Months later, I read a review that said Roberta performed “Killing Me Softly” during a concert run at L.A.’s Dorothy Chandler Pavilion the night before. I said to Norman, “Let’s go down and see her.” We went, and I could hear that she was developing her own way with the song. She sounded beautiful, but it wasn’t yet the record that became a big hit.
RF: In the studio, I gave my arrangement a 2/4 feel and took it a little faster than the original. I wanted a groove that deepened the song’s meaning. The groove is the heartbeat of a song. Grady Tate played drums and Ralph MacDonald was on percussion. I also decided to open the song with the chorus rather than the first verse. “Strumming my pain with his fingers” was such a strong line. The rest of the chorus was powerful and set the song’s tone.
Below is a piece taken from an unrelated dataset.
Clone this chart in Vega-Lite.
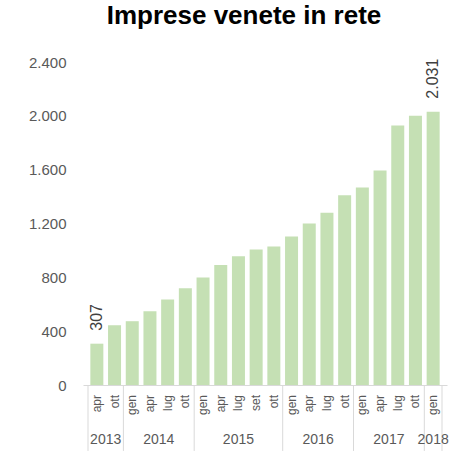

I arranged my background singers like a choir. I grew up in the church. The harmonies never left me. They deeply influence all of my music. I also decided to play the electric piano rather than an acoustic piano. It has a more soothing sound at times. I felt it expressed what I felt in a way that the acoustic piano could not. If you listen carefully, you realize that the song is based on circles. It never ends. I chose to end the song on a major sixth chord instead of a seventh. To the ear, the sixth ends the cycle and the song.
CF: Roberta’s record became my first big hit. Since then, there have been hundreds of versions, including one by the Fugees in 1996. But Roberta’s remains the one that’s continually played around the world. There obviously was magic in her voice and in her arrangement deci- sions. As soon as the song opens and you hear her voice, you have to listen to it. Many years later, in 2004, when I was being inducted into the Songwriters Hall of Fame, Roberta agreed to present me with my award. Earlier in the day, after the rehearsal, she and I were alone in the hotel ballroom.
I said to her, “Roberta, how lucky for me that you found the song.” Roberta, who’s a very beautiful, spiritual person, said, “No, Charles, the song found me.”